VARSÓVIA — Em “Um Ato de Liberdade”, filme de ação de 2008 ambientado durante a Segunda Guerra Mundial e estrelado por Daniel Craig, os irmãos Bielski salvam centenas de outros judeus poloneses, combatendo nazistas nas florestas de Belarus. Dirigido por Edward Zwick e baseado numa história verídica, o filme pretendia contrabalançar as histórias mais comumente contadas por Hollywood que destacam a impotência dos judeus durante o Holocausto.
A questão de se o filme conseguiu seu intento ou se, em lugar disso, deixou subentender que os judeus que não lutaram foram parcialmente responsáveis pelo que lhes aconteceu, tornou-se tema de discussão nos EUA.
Mas críticos de cinema na Polônia se indagaram se Hollywood algum dia mostrará resistentes poloneses como heróis, em oposição a mostrá-los como antissemitas. Um livro escrito por dois jornalistas para o jornal de esquerda “Gazeta Wyborcza” questionou as motivações financeiras dos irmãos Bielski da vida real e foi tirado das livrarias logo depois de lançado, por acusações de imprecisão e plágio.
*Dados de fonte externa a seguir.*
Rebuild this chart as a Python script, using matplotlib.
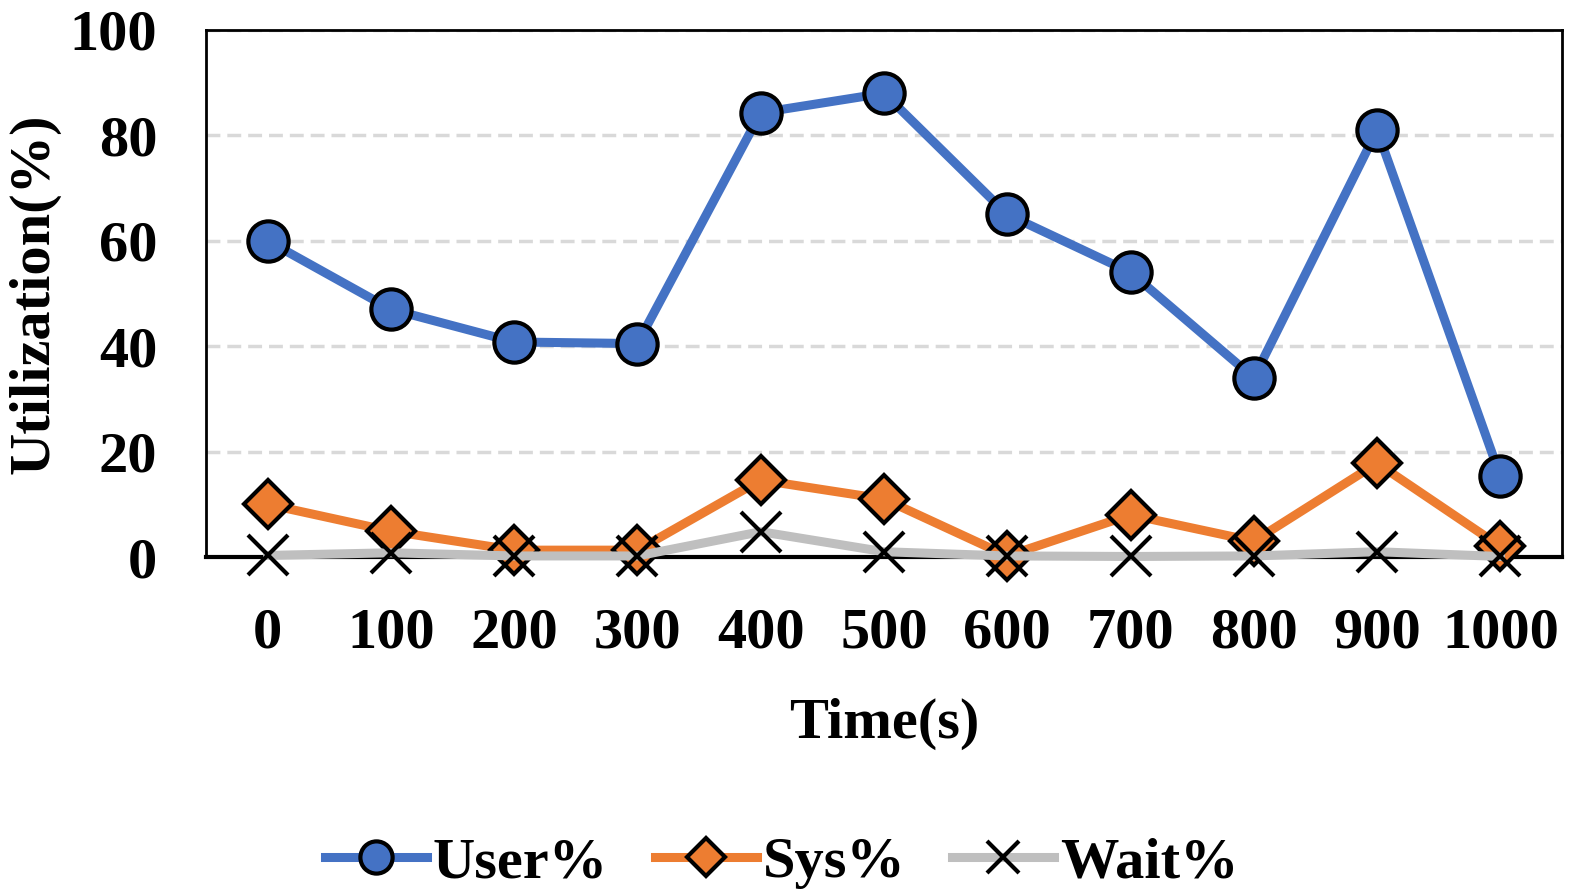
import matplotlib
matplotlib.use('Agg')
import matplotlib.pyplot as plt

# CPU utilization samples over time
times = [0, 100, 200, 300, 400, 500, 600, 700, 800, 900, 1000]
user_pct = [60.0, 47.0, 40.8, 40.5, 84.3, 88.0, 65.0, 54.0, 34.0, 81.0, 15.3]
sys_pct = [10.0, 4.9, 1.3, 1.3, 14.6, 11.0, 0.2, 8.0, 3.0, 17.8, 2.0]
wait_pct = [0.3, 0.8, 0.2, 0.2, 4.8, 1.0, 0.2, 0.1, 0.2, 1.0, 0.1]

plt.rcParams['font.family'] = ['Liberation Serif', 'DejaVu Serif']
plt.rcParams['font.weight'] = 'bold'

fig = plt.figure(figsize=(15.76, 8.94), dpi=100)
ax = fig.add_axes([206 / 1576, 1 - 557 / 894, (1562 - 206) / 1576, (557 - 30) / 894])

ax.plot(times, user_pct, color='#4472c4', linewidth=6.5, marker='o', markersize=29,
        markerfacecolor='#4472c4', markeredgecolor='black', markeredgewidth=3,
        label='User%', zorder=3, clip_on=False)
ax.plot(times, sys_pct, color='#ed7d31', linewidth=6.5, marker='D', markersize=24,
        markerfacecolor='#ed7d31', markeredgecolor='black', markeredgewidth=3,
        label='Sys%', zorder=4, clip_on=False)
ax.plot(times, wait_pct, color='#bfbfbf', linewidth=6.5, marker='x', markersize=29,
        markeredgecolor='black', markeredgewidth=3, label='Wait%', zorder=5, clip_on=False)

ax.set_xlim(-50, 1050)
ax.set_ylim(0, 100)
ax.set_xticks(times)
ax.set_yticks([0, 20, 40, 60, 80, 100])
ax.tick_params(axis='both', length=0, labelsize=42)
ax.tick_params(axis='y', pad=35)
ax.tick_params(axis='x', pad=36)
for lbl in ax.get_xticklabels() + ax.get_yticklabels():
    lbl.set_fontweight('bold')

ax.grid(axis='y', color='#d9d9d9', linestyle=(0, (4, 2)), linewidth=2.5, zorder=0)
for s in ax.spines.values():
    s.set_linewidth(2)
    s.set_color('black')
ax.spines['bottom'].set_linewidth(3)
ax.spines['bottom'].set_zorder(2)

ax.set_xlabel('Time(s)', fontsize=42, fontweight='bold', labelpad=28)
ax.set_ylabel('Utilization(%)', fontsize=42, fontweight='bold', labelpad=7)

fig.legend(loc='center', bbox_to_anchor=(0.496, 0.035), ncol=3, frameon=False,
           handlelength=1.75, columnspacing=0.8, handletextpad=0.1, markerscale=0.8,
           prop={'weight': 'bold', 'size': 42})

fig.savefig('out.png', dpi=100)
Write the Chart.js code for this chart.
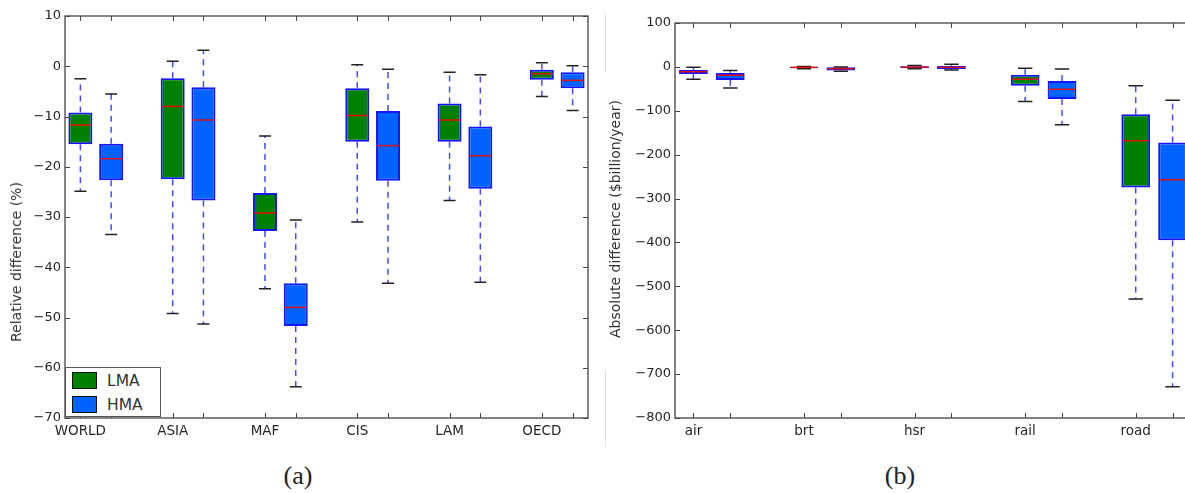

Então o filme estreou, e a questão inteira perdeu destaque.
À medida que a Europa se diversifica, parece que quase todas as nações e as culturas no continente disputam o status de vítimas. Os poloneses têm razões especialmente fortes para se enxergarem como oprimidos, já que seu país foi alvo de disputas e passou boa parte do tempo ocupado por regimes cruéis.
As lutas pelo poder político durante e após a guerra, entre outras complicações da história polonesa, levaram alguns judeus poloneses em determinados momentos a tomar o partido dos soviéticos contra os nazistas e os resistentes poloneses. Todo esse atoleiro moral, essencial para a identidade polonesa, tende a não ser compreendido por pessoas de fora, muitas das quais veem o país como tendo sido pouco mais do que um grande campo de extermínio de judeus durante boa parte do século 20.
Jerzy Halberszdadt é diretor do Museu da História dos Judeus Poloneses em Varsóvia, que começará a construção de uma nova sede, prevista para 2012, ao lado do Memorial do Gueto de Varsóvia.
Para Halberszdadt, o antissemitismo polonês ainda persiste. “Mas os poloneses são mais fortemente pró-EUA, e um efeito disso é que a Polônia tem uma política pró-Israel forte, sem oposição em lugar algum do espectro político”, acrescentou. “O antissemitismo deixou de ser um problema para nós na vida diária.”
Michael Bilewicz, psicólogo judeu especializado em relações entre poloneses e judeus, apontou para livros como “Fear” (Medo) e “Neighbors” (Vizinhos), do historiador Jan T. Gross, que documentam atrocidades cometidas por poloneses contra judeus durante e após a guerra e que provocaram um grande exame de consciência público, tornando impossível continuar a negar a cumplicidade polonesa (com os nazistas).
Enquanto isso, a cultura, apesar da virtual ausência de judeus na Polônia, vem ajudando a modificar atitudes no país em grau significativo. As livrarias estão repletas de livros sobre história e cultura judaicas. Há uma feira de livros judaicos em Varsóvia e um festival cultural judaico em Cracóvia, além do museu de Halberszdadt.
Filmes como “O Pianista” (2002), de Roman Polanski, sobre um sobrevivente judeu, reconheceram que a decência polonesa sobreviveu à guerra. E, em 2007, “Katyn”, de Andrzej Wajda, dramatizou o assassinato de 15 mil oficiais poloneses pelo Exército Vermelho. Foi também parte do processo cultural de desenredar publicamente a complexidade da história polonesa. Wajda disse que fez o filme para alcançar uma geração do público polonês “para a qual importa que sejamos uma sociedade, e não apenas uma multidão acidental”. Ou seja, para uma geração interessada em desembrulhar o passado.